In his first point, Caldwell complains about the court allowing the prosecution to use a chart during voir dire showing successive increases in the minimum range of punishment that could be assessed based on the number of prior convictions. He argues that the chart informs the jury of the prior convictions contained in the indictment.
Error results when the enhancement paragraphs in the indictment are disclosed to the jury before the hearing on punishment is held. Tex. Code Crim. Proc. Ann. art. 36.01 (Vernon 1987); Frausto v. State, 642 S.W.2d 506, 508 (Tex. Crim. App. 1982). However, both parties have the right to question the jury and inform the potential jurors during voir dire of the ranges of punishment available during the sentencing phase of the case if enhancement circumstances are proved by the state. Id. Counsel may not, however, go into specific allegations during voir dire of the prior convictions of the defendant. Frausto, 642 S.W.2d at 509. Allowing counsel to explain the potential ranges of punishment is the best method of deciding which jurors should be struck peremptorily for possible bias during the punishment phase of the trial, if a party decides to strike jurors for that reason. Bevill v State, 573 S.W.2d 781, 783 (Tex. Crim. App. 1978)
The record does not reflect that the prosecutor mentioned Caldwell's prior convictions during voir dire. We find no error from the court allowing the prosecution to use a chart during voir dire to illustrate the effect of prior convictions on the minimum range of punishment when the defendant's prior convictions are not discussed or disclosed. We overrule point one.
In his second point, Caldwell complains about the failure to give a probable-cause instruction in the charge. See Tex. Code Crim. Proc. Ann. art. 38.23(a) (Vernon 1991). Caldwell asserts that the evidence raises a question of the existence of probable cause to arrest, entitling him to a jury instruction that the evidence obtained as a result of the search following his arrest should not be used if the jury believes the arrest occurred with no probable cause.
The accused has a right to have the jury instructed on any defensive issue, such as an article 38.23 instruction, raised by the evidence, whether that evidence is strong or weak, unimpeached or contradicted. Miller v. State, 815 S.W.2d 582, 585 (Tex. Crim. App. 1991). The court must include a probable-cause instruction in the charge only if there are disputed fact issues concerning an officer's right to search or how the evidence was obtained. Thomas v. State, 723 S.W.2d 696, 707 (Tex. Crim. App. 1986); Murphy v. State, 640 S.W.2d 297, 299 (Tex. Crim. App. 1982). An instruction on probable cause is not required, however, if the evidence shows that facts and circumstances existed to establish there was probable cause as a matter of law. Davis v. State, 474 S.W.2d 466, 469 (Tex. Crim. App. 1971). If there is no fact issue regarding the legality of a search, it is a question of law and thus one the court decides. Campbell v. State, 492 S.W.2d 956, 958 (Tex. Crim. App. 1973); Cantu v. State, 754 S.W.2d 512, 515 (Tex. App—San Antonio 1988, no pet.).

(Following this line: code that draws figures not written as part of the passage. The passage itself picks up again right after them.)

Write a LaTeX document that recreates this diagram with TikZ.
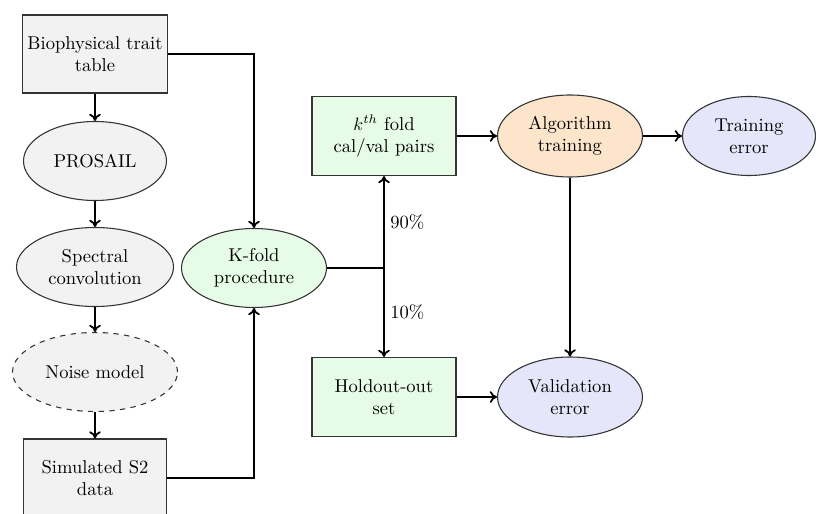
\documentclass[tikz,border=0pt]{standalone}
\usetikzlibrary{shapes.geometric,arrows.meta}
\definecolor{boxgray}{HTML}{F2F2F2}
\definecolor{boxgreen}{HTML}{E6FCE6}
\definecolor{boxorange}{HTML}{FDE5CC}
\definecolor{boxblue}{HTML}{E6E6FA}
\definecolor{edge}{HTML}{333333}
\begin{document}
\begin{tikzpicture}[x=0.56pt,y=-0.56pt,
  every node/.style={font=\fontsize{10.4}{12.5}\selectfont, align=center, inner sep=0pt},
  rbox/.style={rectangle, draw=edge, line width=0.6pt, minimum width={#1*0.56pt}, minimum height={78*0.56pt}},
  ebox/.style={ellipse, draw=edge, line width=0.6pt, minimum width={#1*0.56pt}, minimum height={79*0.56pt}},
  conn/.style={-{To[length=4pt,width=6.5pt]}, line width=1pt},
  line/.style={line width=1pt}]
\useasboundingbox (0,0) rectangle (816,514);
\node[rbox=145, fill=boxgray] (bio) at (95,54) {Biophysical trait\\table};
\node[ebox=143, fill=boxgray] (prosail) at (95,161) {PROSAIL};
\node[ebox=157, fill=boxgray] (spec) at (95,267) {Spectral\\convolution};
\node[ebox=165, fill=boxgray, dashed] (noise) at (95,372) {Noise model};
\node[rbox=143, fill=boxgray] (sim) at (95,478) {Simulated S2\\data};
\node[ebox=145, fill=boxgreen] (kfold) at (254,268) {K-fold\\procedure};
\node[rbox=144, fill=boxgreen, minimum height={79*0.56pt}] (kth) at (384,136) {$k^{th}$ fold\\cal/val pairs};
\node[rbox=144, fill=boxgreen, minimum height={79*0.56pt}] (hold) at (384,397) {Holdout-out\\set};
\node[ebox=145, fill=boxorange, minimum height={82*0.56pt}] (alg) at (570,136) {Algorithm\\training};
\node[ebox=133, fill=boxblue] (terr) at (749,136) {Training\\error};
\node[ebox=145, fill=boxblue, minimum height={80*0.56pt}] (verr) at (570,397) {Validation\\error};
\coordinate (j) at (384,268);
\draw[conn] (bio) -- (prosail);
\draw[conn] (prosail) -- (spec);
\draw[conn] (spec) -- (noise);
\draw[conn] (noise) -- (sim);
\draw[conn] (bio.east) -| (kfold.north);
\draw[conn] (sim.east) -| (kfold.south);
\draw[line] (kfold.east) -- (j);
\draw[conn] (j) -- (kth.south) node[pos=0.5, anchor=west, xshift=3pt] (l90) {90\%};
\draw[conn] (j) -- (hold.north) node[pos=0.5, anchor=west, xshift=3pt] (l10) {10\%};
\draw[conn] (kth) -- (alg);
\draw[conn] (alg) -- (terr);
\draw[conn] (alg) -- (verr);
\draw[conn] (hold) -- (verr);
\end{tikzpicture}
\end{document}
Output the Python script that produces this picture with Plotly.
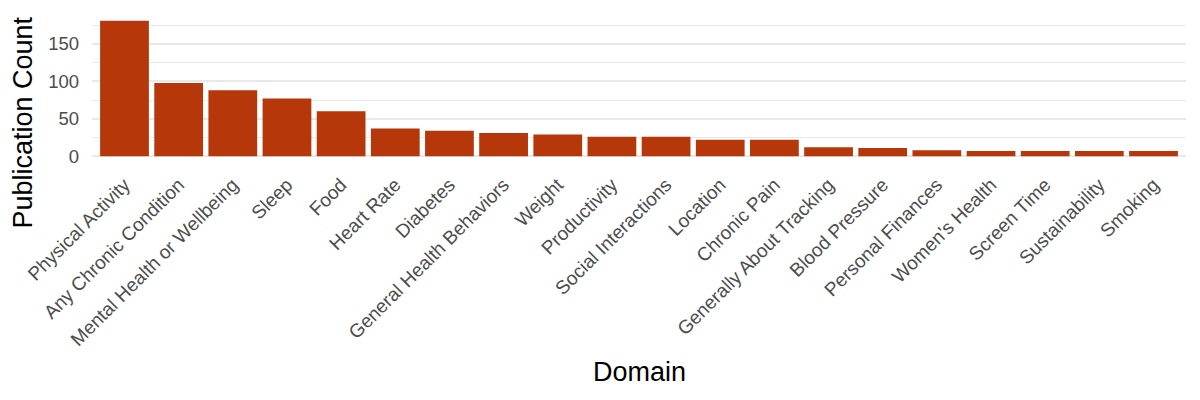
import plotly.graph_objects as go

domains = [
    "Physical Activity", "Any Chronic Condition", "Mental Health or Wellbeing",
    "Sleep", "Food", "Heart Rate", "Diabetes", "General Health Behaviors",
    "Weight", "Productivity", "Social Interactions", "Location", "Chronic Pain",
    "Generally About Tracking", "Blood Pressure", "Personal Finances",
    "Women's Health", "Screen Time", "Sustainability", "Smoking",
]
counts = [181, 98, 88, 77, 60, 37, 34, 31, 29, 26, 26, 22, 22, 12, 11, 8, 7, 7, 7, 7]

bar_color = "#B5370A"
grid = "#E8E8E8"
font = "Liberation Sans, Arial, sans-serif"

fig = go.Figure(go.Bar(x=domains, y=counts, marker_color=bar_color,
                       marker_line_width=0, width=0.9))

# the page has an 8px body margin, so margins are shifted to compensate
fig.update_layout(
    width=1200, height=400,
    plot_bgcolor="white", paper_bgcolor="white",
    margin=dict(l=84, r=22, t=6, b=245),
    font=dict(family=font, color="#4D4D4D"),
    showlegend=False,
)
fig.update_xaxes(
    range=[-0.6, len(domains) - 0.4],
    tickangle=-45, tickfont=dict(size=19, color="#4D4D4D"),
    showgrid=False, showline=False, ticks="", ticklabelstandoff=6,
    automargin=False,
)
fig.update_yaxes(
    range=[-9.05, 190.05], tick0=0, dtick=50,
    tickfont=dict(size=18.5, color="#4D4D4D"),
    showgrid=True, gridcolor=grid, gridwidth=2,
    minor=dict(tick0=25, dtick=50, showgrid=True, gridcolor=grid, gridwidth=1.3),
    zeroline=False, showline=False, ticks="", ticklabelstandoff=12,
    automargin=False,
)

fig.add_annotation(text="Publication Count", textangle=-90, showarrow=False,
                   xref="paper", yref="paper", x=-0.063, y=0.272,
                   xanchor="center", yanchor="middle",
                   font=dict(size=27, color="black"))
fig.add_annotation(text="Domain", showarrow=False,
                   xref="paper", yref="paper", x=0.5, y=-1.40,
                   xanchor="center", yanchor="middle",
                   font=dict(size=27, color="black"))

fig.write_html("out.html")
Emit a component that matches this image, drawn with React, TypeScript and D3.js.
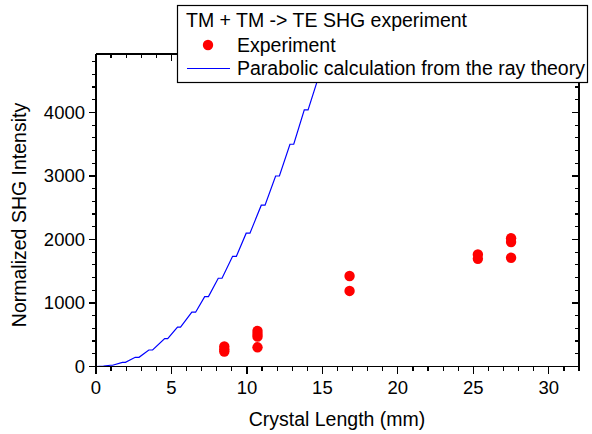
import React from "react";
import * as d3 from "d3";

const expX = [8.5, 8.5, 8.5, 10.7, 10.7, 10.7, 10.7, 16.8, 16.8, 25.3, 25.3, 27.5, 27.5, 27.5];
const expY = [315, 270, 235, 560, 510, 470, 302, 1425, 1190, 1765, 1695, 2020, 1960, 1712];

const curveX = [0, 0.5, 0.95, 1.1, 1.75, 1.95, 2.6, 2.85, 3.5, 3.75, 4.55, 4.75, 5.4, 5.6, 6.35, 6.6, 7.2, 7.45, 8.1, 8.35, 9.05, 9.3, 9.95, 10.2, 10.95, 11.2, 11.9, 12.15, 12.85, 13.1, 13.8, 14.05, 15.2];
const curveY = [0, 5, 20, 20, 65, 65, 145, 145, 260, 260, 440, 440, 620, 620, 855, 855, 1100, 1100, 1390, 1390, 1735, 1735, 2100, 2100, 2540, 2540, 3000, 3000, 3500, 3500, 4040, 4040, 4900];

const xMajor = [0, 5, 10, 15, 20, 25, 30];
const yMajor = [0, 1000, 2000, 3000, 4000];

const legendTitle = "TM + TM -> TE SHG experiment";
const seriesNames = ["Experiment", "Parabolic calculation from the ray theory"];
const xTitle = "Crystal Length (mm)";
const yTitle = "Normalized SHG Intensity";

const W = 592, H = 434;
const L = 96, R = 579, T = 54, B = 366.5;
const FONT = "'Liberation Sans', Arial, sans-serif";

export default function App() {
  const x = d3.scaleLinear().domain([0, 32]).range([L, R]);
  const y = d3.scaleLinear().domain([0, 4921]).range([B, T]);
  const xMinor = d3.range(0, 33, 1).filter((v) => v % 5 !== 0);
  const yMinor = d3.range(0, 4900, 200).filter((v) => v % 1000 !== 0);
  const line = d3
    .line<number>()
    .x((_, i) => x(curveX[i]))
    .y((d) => y(d));
  const pathD = line(curveY) || "";
  const maj = 7, min = 4;

  return (
    <svg width={W} height={H} style={{ position: "absolute", left: 0, top: 0, background: "#fff" }}>
      <defs>
        <clipPath id="plotclip">
          <rect x={L} y={T} width={R - L} height={B - T} />
        </clipPath>
      </defs>
      <rect x={0} y={0} width={W} height={H} fill="#fff" />
      {/* curve */}
      <path d={pathD} fill="none" stroke="#0000ff" strokeWidth={1.2} clipPath="url(#plotclip)" />
      {/* points */}
      {expX.map((v, i) => (
        <circle key={i} cx={x(v)} cy={y(expY[i])} r={5.2} fill="#ff0000" />
      ))}
      {/* axes frame */}
      <g stroke="#000" strokeWidth={1.2} fill="none" shapeRendering="crispEdges">
        <line x1={L} y1={B} x2={R} y2={B} />
        <line x1={L} y1={T} x2={L} y2={B} />
        <line x1={L} y1={T} x2={R} y2={T} />
        <line x1={R} y1={T} x2={R} y2={B} />
        {xMajor.map((v) => (
          <g key={"xm" + v}>
            <line x1={x(v)} x2={x(v)} y1={B} y2={B + maj} />
            <line x1={x(v)} x2={x(v)} y1={T} y2={T + maj} />
          </g>
        ))}
        {xMinor.map((v) => (
          <g key={"xn" + v}>
            <line x1={x(v)} x2={x(v)} y1={B} y2={B + min} />
            <line x1={x(v)} x2={x(v)} y1={T} y2={T + min} />
          </g>
        ))}
        {yMajor.map((v) => (
          <g key={"ym" + v}>
            <line x1={L - maj} x2={L} y1={y(v)} y2={y(v)} />
            <line x1={R - maj} x2={R} y1={y(v)} y2={y(v)} />
          </g>
        ))}
        {yMinor.map((v) => (
          <g key={"yn" + v}>
            <line x1={L - min} x2={L} y1={y(v)} y2={y(v)} />
            <line x1={R - min} x2={R} y1={y(v)} y2={y(v)} />
          </g>
        ))}
      </g>
      {/* tick labels */}
      <g fontFamily={FONT} fontSize={18.5} fill="#000">
        {xMajor.map((v) => (
          <text key={"xl" + v} x={x(v)} y={394} textAnchor="middle">
            {v}
          </text>
        ))}
        {yMajor.map((v) => (
          <text key={"yl" + v} x={L - 11} y={y(v) + 6.5} textAnchor="end">
            {v}
          </text>
        ))}
      </g>
      {/* axis titles */}
      <text x={337} y={426} textAnchor="middle" fontFamily={FONT} fontSize={19.5} fill="#000">
        {xTitle}
      </text>
      <text
        transform={`translate(26,215) rotate(-90)`}
        textAnchor="middle"
        fontFamily={FONT}
        fontSize={19.5}
        fill="#000"
      >
        {yTitle}
      </text>
      {/* legend */}
      <g fontFamily={FONT} fontSize={19.5} fill="#000">
        <rect x={177.5} y={5.5} width={410} height={77} fill="#fff" stroke="#000" strokeWidth={1.2} />
        <text x={186} y={27}>{legendTitle}</text>
        <circle cx={208} cy={45} r={5.2} fill="#ff0000" />
        <text x={237} y={52}>{seriesNames[0]}</text>
        <line x1={187} x2={230} y1={68.5} y2={68.5} stroke="#0000ff" strokeWidth={1.2} />
        <text x={237} y={75}>{seriesNames[1]}</text>
      </g>
    </svg>
  );
}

Seizure of abandoned property without a warrant does not violate the Fourth Amendment of the United States Constitution, unless police use inappropriate procedures in obtaining the evidence. California v. Hodari, U.S. , 111 S.Ct. 1547, 1550, 113 L.Ed.2d 690, (1991); Abel v. United States, 362 U.S. 217, 241, 80 S.Ct. 683, 698, 4 L.Ed.2d 668 (1960); Comer v. State, 754 S.W.2d 656, 659 (Tex. Crim. App. 1986). Abandonment consists of two components: first, an intent to abandon the property, and, second, the decision to abandon must be freely made, not the result of police misconduct. Comer, 754 S.W.2d at 659. When contraband is thrown, dropped, or placed away from the accused in a public place, abandonment occurs. Washington v. State, 810 S.W.2d 313, 314 (Tex. App.—Houston [14th Dist.] 1991, pet. ref'd). To resolve abandonment, one must determine whether the accused voluntarily abandoned the property independent of any police misconduct. Comer, 754 S.W.2d at 659.